14. appetites: A Cookbook By Anthony Bourdain
The late, great Anthony Bourdain traveled, cooked and ate a lot, but he actually wrote more non-fiction than he did cookbooks. Appetites contains a wide variety of recipes—from Korean fried chicken to New England clam chowder—that Bourdain liked to cook at home (so you know they’re good).
15. cravings: All Together By Chrissy Teigen
In her third cookbook, Cravings: All Together, Chrissy Teigen shares comfort foods that have her family’s stamp of approval, like stuffed PB&J French toast and red lentil soup. Hey, if it’s good enough for John Legend, it must be good enough for us, right?
16. salt, Fat, Acid, Heat By Samin Nosrat
If there’s one cookbook that will hands-down make you a better cook, it’s Samin Nosrat’s Salt, Fat, Acid, Heat. It looks like a tome (and at 480 pages, it kinda is), but the illustrated book is far from intimidating. It will teach you how to use the four essential elements of any dish (aka salt, fat, acid and heat) to transform your food.
17. back To The Kitchen By Freddie Prinze Jr.
You didn’t know Freddie Prinze Jr. (yes, the actor from I Know What You Did Last Summer) had a cookbook? OK, confession: Neither did we. But it turns out he’s a skilled home cook who likes to make dishes like homemade biscuits with green-chile gravy and New Mexico-style eggs for his family.
18. mastering The Art Of French Cooking By Julia Child
We’d like to argue that Julia Child is the O.G. food celebrity, but instead we’ll just offer her iconic first cookbook as proof. In it you’ll find 500-plus recipes that seem daunting, but are actually quite cookable with Child’s guidance at hand.
19. son Of A Southern Chef: Cook With Soul By Lazarus Lynch
Two-time Chopped winner Lazarus Lynch grew up on Southern and Caribbean food—his mother is Guyanese and his father, originally from Alabama, ran a soul food restaurant in Queens, New York. His cookbook is one part art, one part family history and one part modern soul food—as fun to read as it is to cook from.
20. lidia’s A Pot, A Pan And A Bowl: Simple Recipes For Perfect Meals By Lidia Matticchio Bastianich
Lidia Bastianich is kind of like the Julia Child of Italian and Italian-American cooking. In Lidia’s a Pot, a Pan and a Bowl, you’ll find her take on one-pot recipes, like one-pan chicken and eggplant parmigiana, skillet lasagna and beer-braised beef short ribs.

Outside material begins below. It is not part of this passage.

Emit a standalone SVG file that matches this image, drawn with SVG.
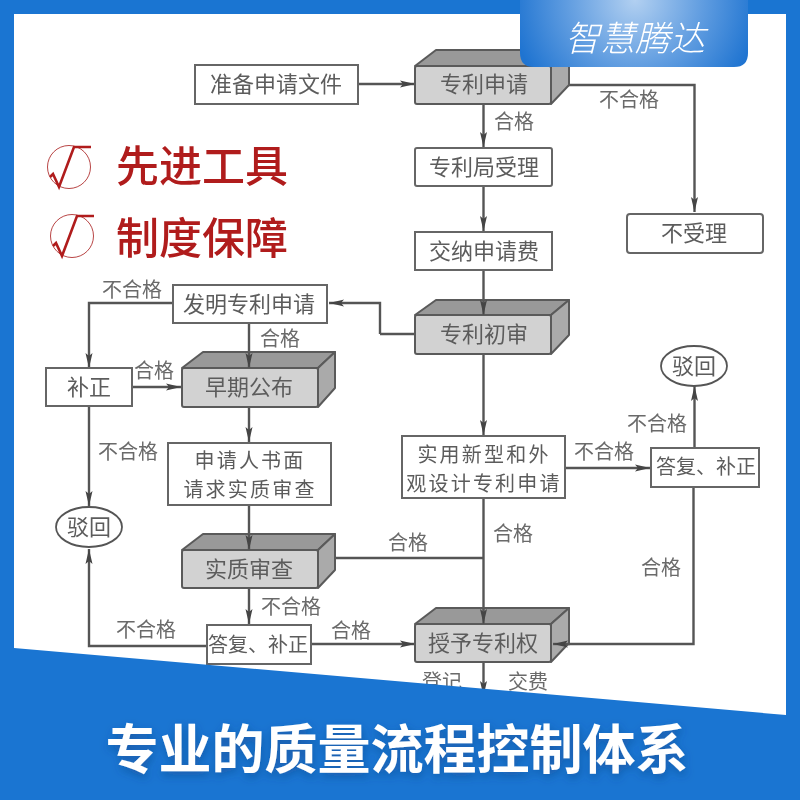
<svg xmlns="http://www.w3.org/2000/svg" width="800" height="800" viewBox="0 0 800 800">
<style>
text{font-family:"Noto Sans CJK SC","Noto Sans",sans-serif;text-anchor:middle;dominant-baseline:central}
.n{font-size:22px;fill:#5c5c5c;font-weight:400;transform:translateY(-2px)}
.n2{font-size:20px;letter-spacing:2.200px}
.l{font-size:20px;fill:#6a6a6a;transform:translateY(-2px)}
.r{fill:#fff;stroke:#666;stroke-width:2}
.f{fill:#d2d2d2;stroke:#5a5a5a;stroke-width:2;stroke-linejoin:round}
.t{fill:#999;stroke:#5a5a5a;stroke-width:2;stroke-linejoin:round}
.s{fill:#aaa;stroke:#5a5a5a;stroke-width:2;stroke-linejoin:round}
.e{fill:#fff;stroke:#555;stroke-width:1.8}
.c{fill:none;stroke:#555;stroke-width:2.4;stroke-linejoin:miter}
.a{marker-end:url(#arr)}
.ring{fill:none;stroke:#b03030;stroke-width:.9}
.chk{fill:none;stroke:#b01c1c;stroke-width:2.600}
.red{font-size:43px;fill:#b01c1c;font-weight:500}
</style>
<defs>
<marker id="arr" markerUnits="userSpaceOnUse" markerWidth="16" markerHeight="8" refX="15" refY="4" orient="auto"><path d="M0 .5L15 4L0 7.5L3 4Z" fill="#444"/></marker>
<radialGradient id="bg" gradientUnits="userSpaceOnUse" cx="635" cy="0" r="125" gradientTransform="translate(0 0)"><stop offset="0" stop-color="#b2d0f1"/><stop offset=".55" stop-color="#5f9ce0"/><stop offset="1" stop-color="#1f74d1"/></radialGradient>
<filter id="soft" x="-5%" y="-5%" width="110%" height="110%"><feGaussianBlur stdDeviation=".45"/></filter>
<filter id="sh" x="-5%" y="-20%" width="110%" height="150%"><feDropShadow dx="1" dy="4" stdDeviation="4" flood-color="#0c3f80" flood-opacity=".5"/></filter>
</defs>
<rect width="800" height="800" fill="#1a75d2"/>
<rect x="14" y="14" width="772" height="720" fill="#fff"/>
<g id="flow" filter="url(#soft)">
<g id="connectors">
<path class="c a" d="M358 84H415"/>
<path class="c a" d="M551 85H694.500V212"/>
<path class="c a" d="M483.500 104V147"/>
<path class="c a" d="M483.500 186V231"/>
<path class="c" d="M483.500 270V302"/>
<path class="c" d="M380 334H415"/>
<path class="c a" d="M380 334V303H329"/>
<path class="c a" d="M483.500 354V435"/>
<path class="c a" d="M565 468H650"/>
<path class="c a" d="M694.500 448V386"/>
<path class="c" d="M335 558H483.500"/>
<path class="c" d="M483.500 498V610"/>
<path class="c" d="M693.500 487V644H560"/>
<path class="c a" d="M173 303H89V368"/>
<path class="c a" d="M132 387H181"/>
<path class="c a" d="M89 406V506"/>
<path class="c a" d="M249 407V442"/>
<path class="c" d="M249 323V355"/>
<path class="c" d="M249 505V536"/>
<path class="c a" d="M249 588V624"/>
<path class="c a" d="M207 646H89V549"/>
<path class="c a" d="M311 644H415"/>
<path class="c a" d="M483.500 662V696"/>
</g>
<g id="n-prepare"><rect class="r" x="195" y="65" width="163" height="39"/><text class="n" x="276" y="84">准备申请文件</text></g>
<g id="n-apply"><path class="t" d="M415 66L436 50H569L551 66Z"/><path class="s" d="M551 66L569 50V85L551 104Z"/><rect class="f" x="415" y="66" width="136" height="38" rx="2"/><text class="n" x="484" y="84">专利申请</text></g>
<g id="n-accept"><rect class="r" x="415" y="148" width="137" height="38" rx="2"/><text class="n" x="484" y="167">专利局受理</text></g>
<g id="n-fee"><rect class="r" x="415" y="232" width="137" height="38"/><text class="n" x="484" y="251">交纳申请费</text></g>
<g id="n-reject1"><rect class="r" x="627" y="214" width="136" height="39" rx="3"/><text class="n" x="694" y="233">不受理</text></g>
<g id="n-prelim"><path class="t" d="M415 315L436 300H569L551 315Z"/><path class="s" d="M551 315L569 300V335L551 354Z"/><rect class="f" x="415" y="315" width="136" height="39" rx="2"/><text class="n" x="484" y="334">专利初审</text></g>
<g id="n-invent"><rect class="r" x="173" y="285" width="154" height="38"/><text class="n" x="249" y="304">发明专利申请</text></g>
<g id="n-utility"><rect class="r" x="402" y="436" width="163" height="62"/><text class="n n2" x="484" y="455">实用新型和外</text><text class="n n2" x="484" y="484">观设计专利申请</text></g>
<g id="n-reply-r"><rect class="r" x="651" y="448" width="108" height="39"/><text class="n" x="706" y="467" style="font-size:20px">答复、补正</text></g>
<g id="n-bohui-r"><ellipse class="e" cx="694" cy="366" rx="33" ry="20"/><text class="n" x="694" y="366">驳回</text></g>
<g id="n-fix"><rect class="r" x="46" y="368" width="86" height="38"/><text class="n" x="89" y="387">补正</text></g>
<g id="n-early"><path class="t" d="M182 368L203 352H335L318 368Z"/><path class="s" d="M318 368L335 352V388L318 407Z"/><rect class="f" x="182" y="368" width="136" height="39" rx="2"/><text class="n" x="249" y="387">早期公布</text></g>
<g id="n-request"><rect class="r" x="168" y="443" width="163" height="62"/><text class="n n2" x="250" y="461">申请人书面</text><text class="n n2" x="250" y="490">请求实质审查</text></g>
<g id="n-bohui-l"><ellipse class="e" cx="89" cy="527" rx="33" ry="20"/><text class="n" x="89" y="527">驳回</text></g>
<g id="n-exam"><path class="t" d="M182 550L203 534H335L318 550Z"/><path class="s" d="M318 550L335 534V570L318 588Z"/><rect class="f" x="182" y="550" width="136" height="38" rx="2"/><text class="n" x="249" y="569">实质审查</text></g>
<g id="n-reply-l"><rect class="r" x="207" y="625" width="104" height="39"/><text class="n" x="258" y="645" style="font-size:20px">答复、补正</text></g>
<g id="n-grant"><path class="t" d="M415 624L436 608H569L551 624Z"/><path class="s" d="M551 624L569 608V643L551 662Z"/><rect class="f" x="415" y="624" width="136" height="38" rx="2"/><text class="n" x="483" y="643">授予专利权</text></g>
<g id="overlay-arrows"><path class="c a" d="M483.500 300V315"/><path class="c a" d="M249 352V368"/><path class="c a" d="M249 534V550"/><path class="c a" d="M483.500 608V624"/><path class="c a" d="M570 644H553"/></g>
<g id="labels">
<text class="l" x="514" y="122">合格</text><text class="l" x="629" y="100">不合格</text>
<text class="l" x="132" y="290">不合格</text><text class="l" x="280" y="339">合格</text>
<text class="l" x="154" y="371">合格</text><text class="l" x="128" y="452">不合格</text>
<text class="l" x="408" y="543">合格</text><text class="l" x="513" y="534">合格</text>
<text class="l" x="604" y="452">不合格</text><text class="l" x="657" y="424">不合格</text>
<text class="l" x="661" y="568">合格</text><text class="l" x="291" y="607">不合格</text>
<text class="l" x="351" y="631">合格</text><text class="l" x="146" y="630">不合格</text>
<text class="l" x="442" y="682">登记</text><text class="l" x="528" y="682">交费</text>
</g>
</g>
<path id="band" d="M14 648L786 715V800H0V648Z" fill="#1a75d2"/>
<path d="M786 0H800V800H786Z" fill="#1a75d2"/>
<g id="badge"><path d="M520 0H748V53Q748 67 734 67H534Q520 67 520 53Z" fill="url(#bg)"/><text x="635" y="35" style="font-size:35px;font-style:italic;font-weight:300;fill:#fff">智慧腾达</text></g>
<g id="claims">
<circle class="ring" cx="69" cy="167" r="21.500"/><path class="chk" d="M50 177L53 174L59 187L74 147H91"/>
<text class="red" x="202" y="163">先进工具</text>
<circle class="ring" cx="72" cy="236" r="21.500"/><path class="chk" d="M53 246L56 243L62 256L77 216H94"/>
<text class="red" x="202" y="235">制度保障</text>
</g>
<text id="title" x="397" y="746" filter="url(#sh)" style="font-size:53px;font-weight:700;fill:#fff">专业的质量流程控制体系</text>
</svg>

21. this Must Be The Place: Dispatches And Food From The Home Front By Rachael Ray
2020 was a garbage year for most of us, Rachael Ray included. She wrote This Must Be the Place (not to be confused with the Talking Heads song) from her Upstate New York home, with her husband playing the role of (iPhone) photographer. The result is a collection of recipes that range from pantry-friendly and extremely comforting, like “Stupid Good, Silly Easy Sausage Tray Bake,” to more complex, like Moroccan chicken tagine.